If you like making things in honor of your child, consider making a Christmas ornament to add to your tree. You could even make a few and give some away to your family members. There are so many Christmas ornament ideas out there for all different skill levels. Many craft stores sell ornament making kits or "blank" ornaments that you can decorate with paint and glitter. For inspiration, I've started a DIY Christmas Ornament Pinterest Board.

Another tradition I started last year was giving to others in memory of Gabriel. Giving to charity in memory of your child is a great way to include them in the holidays. What my husband and I do is set aside the money that we would have used to buy Gabriel's Christmas presents, and donate that money to several different organizations. Keep in mind that giving to others in honor of your child doesn't mean that you have to spend a lot of money. There are so many ways to show generosity during the holidays. Check with your local church or food bank to see if they're collecting canned food items for needy families. Donate a toy to Toys for Tots. Put together a shoebox for Operation Christmas Child. Or donate whatever you can afford to a worthy charity that has helped you. If you can't afford to give items or money, consider volunteering or performing random acts of kindness throughout the holiday season in memory of your child. Showing generosity and kindness towards others is an amazing way to keep both your child and the spirit of Christmas alive.

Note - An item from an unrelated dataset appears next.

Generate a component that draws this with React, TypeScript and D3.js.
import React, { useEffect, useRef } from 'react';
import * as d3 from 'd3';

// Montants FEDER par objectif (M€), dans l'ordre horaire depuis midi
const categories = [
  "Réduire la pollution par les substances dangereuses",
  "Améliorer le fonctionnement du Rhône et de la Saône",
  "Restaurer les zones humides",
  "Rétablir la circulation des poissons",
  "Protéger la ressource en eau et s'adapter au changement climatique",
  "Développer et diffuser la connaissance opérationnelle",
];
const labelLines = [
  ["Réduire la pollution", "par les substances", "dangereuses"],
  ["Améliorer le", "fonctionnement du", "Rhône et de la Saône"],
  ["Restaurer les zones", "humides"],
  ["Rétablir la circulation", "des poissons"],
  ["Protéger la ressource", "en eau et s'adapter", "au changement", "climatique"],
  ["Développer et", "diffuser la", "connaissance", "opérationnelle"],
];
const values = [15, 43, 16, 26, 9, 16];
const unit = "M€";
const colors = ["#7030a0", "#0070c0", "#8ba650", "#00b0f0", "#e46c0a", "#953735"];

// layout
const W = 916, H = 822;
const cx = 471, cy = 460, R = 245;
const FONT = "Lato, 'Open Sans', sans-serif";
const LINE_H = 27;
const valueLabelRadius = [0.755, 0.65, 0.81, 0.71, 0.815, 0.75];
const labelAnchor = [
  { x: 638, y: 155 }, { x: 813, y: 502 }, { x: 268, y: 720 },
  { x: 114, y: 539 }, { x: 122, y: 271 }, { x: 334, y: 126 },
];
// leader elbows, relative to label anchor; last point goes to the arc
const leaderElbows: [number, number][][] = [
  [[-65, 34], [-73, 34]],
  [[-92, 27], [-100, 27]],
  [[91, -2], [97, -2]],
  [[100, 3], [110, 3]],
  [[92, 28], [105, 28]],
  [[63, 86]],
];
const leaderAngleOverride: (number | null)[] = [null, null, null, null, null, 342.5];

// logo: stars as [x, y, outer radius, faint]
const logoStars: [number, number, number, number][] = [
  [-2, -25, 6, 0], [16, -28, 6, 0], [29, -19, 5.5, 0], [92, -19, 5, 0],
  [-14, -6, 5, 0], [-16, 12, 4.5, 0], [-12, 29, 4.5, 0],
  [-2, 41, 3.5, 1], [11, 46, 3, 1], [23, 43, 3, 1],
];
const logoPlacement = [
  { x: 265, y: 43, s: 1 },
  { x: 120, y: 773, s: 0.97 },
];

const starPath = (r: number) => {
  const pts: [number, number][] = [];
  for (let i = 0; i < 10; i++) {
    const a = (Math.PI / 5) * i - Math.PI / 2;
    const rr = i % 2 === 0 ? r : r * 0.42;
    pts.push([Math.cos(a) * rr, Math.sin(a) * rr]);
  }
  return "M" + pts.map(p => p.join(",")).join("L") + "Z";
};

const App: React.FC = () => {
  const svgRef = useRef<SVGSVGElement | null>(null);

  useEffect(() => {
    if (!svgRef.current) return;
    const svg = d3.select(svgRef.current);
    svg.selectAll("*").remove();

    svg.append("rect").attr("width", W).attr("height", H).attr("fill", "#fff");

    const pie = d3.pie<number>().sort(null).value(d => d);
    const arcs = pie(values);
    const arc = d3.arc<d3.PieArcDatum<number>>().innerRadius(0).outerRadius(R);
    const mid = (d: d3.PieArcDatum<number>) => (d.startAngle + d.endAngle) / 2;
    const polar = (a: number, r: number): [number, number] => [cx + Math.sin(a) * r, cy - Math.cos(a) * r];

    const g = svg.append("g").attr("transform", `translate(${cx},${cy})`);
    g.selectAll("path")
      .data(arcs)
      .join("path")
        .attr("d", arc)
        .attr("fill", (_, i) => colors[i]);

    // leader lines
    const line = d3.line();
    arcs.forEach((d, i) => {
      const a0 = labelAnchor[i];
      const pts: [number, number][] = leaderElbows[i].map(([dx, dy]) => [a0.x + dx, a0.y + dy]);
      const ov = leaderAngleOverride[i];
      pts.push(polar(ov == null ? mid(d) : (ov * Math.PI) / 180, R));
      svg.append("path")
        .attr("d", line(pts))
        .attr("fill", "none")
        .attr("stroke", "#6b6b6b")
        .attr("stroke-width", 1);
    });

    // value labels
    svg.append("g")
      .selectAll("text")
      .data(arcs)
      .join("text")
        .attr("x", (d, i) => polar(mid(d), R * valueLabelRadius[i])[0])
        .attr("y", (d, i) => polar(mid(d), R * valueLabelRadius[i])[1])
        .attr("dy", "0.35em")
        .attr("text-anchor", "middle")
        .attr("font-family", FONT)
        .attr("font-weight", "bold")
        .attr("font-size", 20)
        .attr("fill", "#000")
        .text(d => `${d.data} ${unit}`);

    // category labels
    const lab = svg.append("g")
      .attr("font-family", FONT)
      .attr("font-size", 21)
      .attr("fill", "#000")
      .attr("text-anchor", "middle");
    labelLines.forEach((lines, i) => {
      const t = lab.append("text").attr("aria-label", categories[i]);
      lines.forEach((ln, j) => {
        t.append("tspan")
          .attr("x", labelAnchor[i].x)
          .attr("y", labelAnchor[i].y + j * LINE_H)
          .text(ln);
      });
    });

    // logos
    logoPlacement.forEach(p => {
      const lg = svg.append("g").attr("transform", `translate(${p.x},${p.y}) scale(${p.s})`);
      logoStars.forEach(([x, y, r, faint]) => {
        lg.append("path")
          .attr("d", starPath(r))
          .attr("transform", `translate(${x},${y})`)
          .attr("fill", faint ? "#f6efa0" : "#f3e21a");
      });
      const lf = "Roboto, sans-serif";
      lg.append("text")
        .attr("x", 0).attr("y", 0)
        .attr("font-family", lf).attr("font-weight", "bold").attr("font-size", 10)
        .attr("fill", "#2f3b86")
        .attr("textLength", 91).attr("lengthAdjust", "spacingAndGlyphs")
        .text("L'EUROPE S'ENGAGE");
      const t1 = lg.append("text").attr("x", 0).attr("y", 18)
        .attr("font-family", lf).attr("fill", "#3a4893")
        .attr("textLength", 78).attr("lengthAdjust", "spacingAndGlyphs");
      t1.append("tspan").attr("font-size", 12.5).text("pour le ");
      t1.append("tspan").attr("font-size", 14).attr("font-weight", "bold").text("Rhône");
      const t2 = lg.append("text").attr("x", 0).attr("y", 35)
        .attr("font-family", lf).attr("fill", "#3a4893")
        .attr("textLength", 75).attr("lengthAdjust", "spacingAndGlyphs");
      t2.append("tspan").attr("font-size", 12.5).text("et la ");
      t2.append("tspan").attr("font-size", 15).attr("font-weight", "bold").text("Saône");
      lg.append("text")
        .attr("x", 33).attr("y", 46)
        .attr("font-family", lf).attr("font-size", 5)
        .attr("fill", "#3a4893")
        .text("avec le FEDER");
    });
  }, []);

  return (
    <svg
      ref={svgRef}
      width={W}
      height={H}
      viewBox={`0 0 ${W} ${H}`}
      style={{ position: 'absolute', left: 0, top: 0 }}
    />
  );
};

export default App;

There is of course no magic trick to getting through the holidays after you've lost a child. There is certainly no right or wrong way to celebrate Christmas. It's going to be difficult and bittersweet and surviving it is simply a matter of doing what you can to get through it. But it can also be a time of healing and bonding with your child. Finding ways to include your child in your Christmas celebrations and traditions can not only make the holidays a little bit easier, but can even make Christmas a special time of the year when your child is lovingly remembered by others and honored in beautiful, meaningful ways.